David Randall, author of The Universal Journalist, presents 13 in-depth profiles of the best journalists who ever lived - nine Americans and four Britons, ten men and three women, whose lives were full of adventure, wit and the ingenuity to bring the story home.


Ernie Pyle
Reporter, Scripps Howard

Born in Indiana, he spent comparatively little time as a reporter when young and instead, became an editor. But, in his mid-thirties, he fell victim to the nervous strain of executive life, and was ordered to get a job out of doors. He became Scripps-Howard’s roving reporter, filing six columns a week as he criss-crossed America 35 times, writing about its quirks and characters.

So when, in 1940, he was sent to cover the war, he carried with him the memory of the tens of thousands of Americans he had met on his travels and he wrote for them. Never glamourising, or treating war like sport with the safety catch off, he struck a chord. In 1940, his reports were carried by 30 dailies. By 1944, nearly 400 carried his pieces.

On the Blitz:

“It was a night when London was ringed and stabbed with fire.…”

The return of men from the front lines in Tunisia:

“Their faces are black and unshaven. They are young men, but the grime and whiskers and exhaustion make them look middle-aged.”

D-Day landings:

“It was a lovely day for strolling along the seashore. Men were sleeping on the sand, some of them sleeping forever.”

And the waste of war:

“There are many of the living who have had burned into their brains forever the unnatural sight of cold dead men scattered over the hillsides and in the ditches along the high rows of hedge throughout the world.”

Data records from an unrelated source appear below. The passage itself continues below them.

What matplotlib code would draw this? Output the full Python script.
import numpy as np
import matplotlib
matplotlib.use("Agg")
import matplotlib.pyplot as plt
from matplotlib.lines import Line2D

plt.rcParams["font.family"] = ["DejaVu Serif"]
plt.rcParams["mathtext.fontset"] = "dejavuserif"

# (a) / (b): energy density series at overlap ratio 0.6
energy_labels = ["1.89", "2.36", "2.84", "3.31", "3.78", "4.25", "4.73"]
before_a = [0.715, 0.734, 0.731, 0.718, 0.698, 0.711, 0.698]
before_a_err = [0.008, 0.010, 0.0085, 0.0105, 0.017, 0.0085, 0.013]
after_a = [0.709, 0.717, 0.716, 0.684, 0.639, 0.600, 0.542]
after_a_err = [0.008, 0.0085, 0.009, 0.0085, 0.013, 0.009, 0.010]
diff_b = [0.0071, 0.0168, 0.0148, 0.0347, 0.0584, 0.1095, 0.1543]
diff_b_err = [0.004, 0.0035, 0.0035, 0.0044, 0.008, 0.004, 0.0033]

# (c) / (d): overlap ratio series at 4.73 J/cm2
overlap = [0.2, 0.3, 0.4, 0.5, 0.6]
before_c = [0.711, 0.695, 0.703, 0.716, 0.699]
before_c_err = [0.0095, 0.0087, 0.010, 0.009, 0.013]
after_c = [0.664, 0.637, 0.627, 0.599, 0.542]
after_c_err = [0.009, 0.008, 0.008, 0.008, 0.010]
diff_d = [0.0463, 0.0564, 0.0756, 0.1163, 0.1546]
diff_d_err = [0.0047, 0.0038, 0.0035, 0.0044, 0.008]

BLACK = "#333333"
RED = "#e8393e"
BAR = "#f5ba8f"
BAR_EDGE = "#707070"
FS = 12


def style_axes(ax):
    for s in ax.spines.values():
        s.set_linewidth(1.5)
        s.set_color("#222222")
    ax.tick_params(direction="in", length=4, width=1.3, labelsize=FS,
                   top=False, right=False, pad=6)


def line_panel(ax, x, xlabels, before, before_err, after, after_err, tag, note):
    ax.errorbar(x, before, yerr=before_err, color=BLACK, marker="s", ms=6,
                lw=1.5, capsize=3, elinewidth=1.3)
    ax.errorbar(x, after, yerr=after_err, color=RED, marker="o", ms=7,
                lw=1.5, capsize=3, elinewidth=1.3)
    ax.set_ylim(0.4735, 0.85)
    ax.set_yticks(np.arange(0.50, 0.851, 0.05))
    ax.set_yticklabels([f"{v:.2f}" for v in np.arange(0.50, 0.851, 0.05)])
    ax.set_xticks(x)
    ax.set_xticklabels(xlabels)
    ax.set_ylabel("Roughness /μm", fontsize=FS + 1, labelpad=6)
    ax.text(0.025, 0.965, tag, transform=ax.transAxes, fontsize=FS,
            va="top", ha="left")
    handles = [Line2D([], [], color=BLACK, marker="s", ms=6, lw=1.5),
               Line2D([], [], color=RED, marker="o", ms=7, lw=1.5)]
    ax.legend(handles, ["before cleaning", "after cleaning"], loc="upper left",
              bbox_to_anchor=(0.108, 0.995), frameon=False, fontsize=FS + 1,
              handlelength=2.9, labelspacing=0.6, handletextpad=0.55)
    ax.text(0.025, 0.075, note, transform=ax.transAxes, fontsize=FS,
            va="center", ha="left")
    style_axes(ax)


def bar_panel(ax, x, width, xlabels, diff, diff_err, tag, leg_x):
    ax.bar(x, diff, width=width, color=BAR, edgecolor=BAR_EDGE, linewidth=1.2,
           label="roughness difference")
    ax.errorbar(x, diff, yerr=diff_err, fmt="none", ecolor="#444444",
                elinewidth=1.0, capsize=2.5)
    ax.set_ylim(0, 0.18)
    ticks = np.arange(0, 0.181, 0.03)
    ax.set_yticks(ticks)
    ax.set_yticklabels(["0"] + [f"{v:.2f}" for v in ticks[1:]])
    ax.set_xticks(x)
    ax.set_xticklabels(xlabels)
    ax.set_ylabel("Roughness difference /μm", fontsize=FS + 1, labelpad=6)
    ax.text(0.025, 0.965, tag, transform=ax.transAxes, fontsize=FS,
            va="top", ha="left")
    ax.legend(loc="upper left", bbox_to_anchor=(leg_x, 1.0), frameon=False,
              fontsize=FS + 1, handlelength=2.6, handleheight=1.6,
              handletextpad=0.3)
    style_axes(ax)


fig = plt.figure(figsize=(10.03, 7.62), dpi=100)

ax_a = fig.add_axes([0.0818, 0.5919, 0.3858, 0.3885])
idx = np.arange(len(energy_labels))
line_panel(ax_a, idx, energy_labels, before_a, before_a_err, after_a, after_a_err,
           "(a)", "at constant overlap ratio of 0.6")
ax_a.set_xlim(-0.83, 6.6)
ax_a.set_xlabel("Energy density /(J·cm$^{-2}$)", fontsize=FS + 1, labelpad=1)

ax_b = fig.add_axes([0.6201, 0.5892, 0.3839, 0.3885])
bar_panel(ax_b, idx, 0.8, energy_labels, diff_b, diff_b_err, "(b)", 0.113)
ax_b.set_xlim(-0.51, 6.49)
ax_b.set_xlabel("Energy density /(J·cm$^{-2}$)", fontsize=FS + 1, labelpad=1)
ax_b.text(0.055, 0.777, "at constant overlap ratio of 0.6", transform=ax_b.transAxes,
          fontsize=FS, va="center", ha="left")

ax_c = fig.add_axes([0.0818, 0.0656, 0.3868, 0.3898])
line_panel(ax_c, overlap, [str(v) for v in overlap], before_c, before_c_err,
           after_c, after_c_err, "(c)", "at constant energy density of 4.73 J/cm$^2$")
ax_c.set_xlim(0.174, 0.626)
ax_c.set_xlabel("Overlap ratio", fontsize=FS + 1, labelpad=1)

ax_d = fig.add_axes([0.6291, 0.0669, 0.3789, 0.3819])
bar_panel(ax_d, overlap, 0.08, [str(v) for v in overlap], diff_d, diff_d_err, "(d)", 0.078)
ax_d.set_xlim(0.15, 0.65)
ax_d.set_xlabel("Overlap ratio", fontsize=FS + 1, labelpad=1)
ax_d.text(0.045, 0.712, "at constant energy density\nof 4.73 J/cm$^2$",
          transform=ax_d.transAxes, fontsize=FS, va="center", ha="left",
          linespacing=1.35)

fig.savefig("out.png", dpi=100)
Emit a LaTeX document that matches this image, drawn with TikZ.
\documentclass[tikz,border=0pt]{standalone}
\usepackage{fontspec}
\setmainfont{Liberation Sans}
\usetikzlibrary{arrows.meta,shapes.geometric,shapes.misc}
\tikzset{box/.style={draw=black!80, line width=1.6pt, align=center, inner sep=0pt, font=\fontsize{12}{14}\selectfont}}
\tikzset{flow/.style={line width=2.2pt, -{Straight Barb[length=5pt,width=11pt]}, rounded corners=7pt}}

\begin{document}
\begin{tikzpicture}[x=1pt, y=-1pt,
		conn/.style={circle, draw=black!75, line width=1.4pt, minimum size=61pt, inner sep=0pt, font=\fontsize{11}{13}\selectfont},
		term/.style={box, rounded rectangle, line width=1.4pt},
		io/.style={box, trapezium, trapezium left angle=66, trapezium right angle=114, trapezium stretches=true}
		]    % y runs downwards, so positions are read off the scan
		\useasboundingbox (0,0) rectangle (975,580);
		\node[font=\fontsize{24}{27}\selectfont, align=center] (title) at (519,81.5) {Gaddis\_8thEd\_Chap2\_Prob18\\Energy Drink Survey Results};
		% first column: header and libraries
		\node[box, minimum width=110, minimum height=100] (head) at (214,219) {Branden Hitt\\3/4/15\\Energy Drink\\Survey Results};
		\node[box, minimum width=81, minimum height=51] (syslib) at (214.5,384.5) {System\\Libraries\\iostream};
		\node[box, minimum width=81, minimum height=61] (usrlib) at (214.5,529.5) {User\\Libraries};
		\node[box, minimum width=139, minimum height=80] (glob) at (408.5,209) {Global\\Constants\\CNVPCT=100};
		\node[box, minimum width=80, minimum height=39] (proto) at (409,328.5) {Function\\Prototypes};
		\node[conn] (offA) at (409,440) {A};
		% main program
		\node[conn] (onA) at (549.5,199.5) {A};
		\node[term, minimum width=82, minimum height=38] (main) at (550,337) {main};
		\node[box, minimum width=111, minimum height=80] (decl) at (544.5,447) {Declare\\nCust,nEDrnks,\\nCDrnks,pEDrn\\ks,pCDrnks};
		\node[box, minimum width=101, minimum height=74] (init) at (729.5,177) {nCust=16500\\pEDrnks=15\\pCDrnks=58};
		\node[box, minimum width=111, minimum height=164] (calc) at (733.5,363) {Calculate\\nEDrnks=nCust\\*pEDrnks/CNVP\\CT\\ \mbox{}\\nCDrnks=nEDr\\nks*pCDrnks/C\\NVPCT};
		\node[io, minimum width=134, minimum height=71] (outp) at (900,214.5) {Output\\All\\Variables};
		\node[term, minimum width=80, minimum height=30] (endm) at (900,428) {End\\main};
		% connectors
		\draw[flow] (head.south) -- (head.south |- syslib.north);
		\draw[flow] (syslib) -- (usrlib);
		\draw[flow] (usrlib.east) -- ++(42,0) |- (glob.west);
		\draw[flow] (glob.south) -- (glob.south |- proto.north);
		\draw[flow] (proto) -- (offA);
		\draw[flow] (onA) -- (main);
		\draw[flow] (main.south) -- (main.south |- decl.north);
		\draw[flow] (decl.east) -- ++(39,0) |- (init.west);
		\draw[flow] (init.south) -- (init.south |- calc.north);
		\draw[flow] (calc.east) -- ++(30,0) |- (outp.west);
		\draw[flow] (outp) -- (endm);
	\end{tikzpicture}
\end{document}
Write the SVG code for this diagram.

Pyle loathed war, but in 1945, despite five years of almost continuous reporting from the front lines, he felt compelled by a sense of duty, to undertake one last tour. A day after landing on the island of Ie Shima, he was killed by a Japanese sniper’s bullet. He was mourned from coast to coast. No reporter ever better captured what war meant to the men who fought it than Ernie Pyle.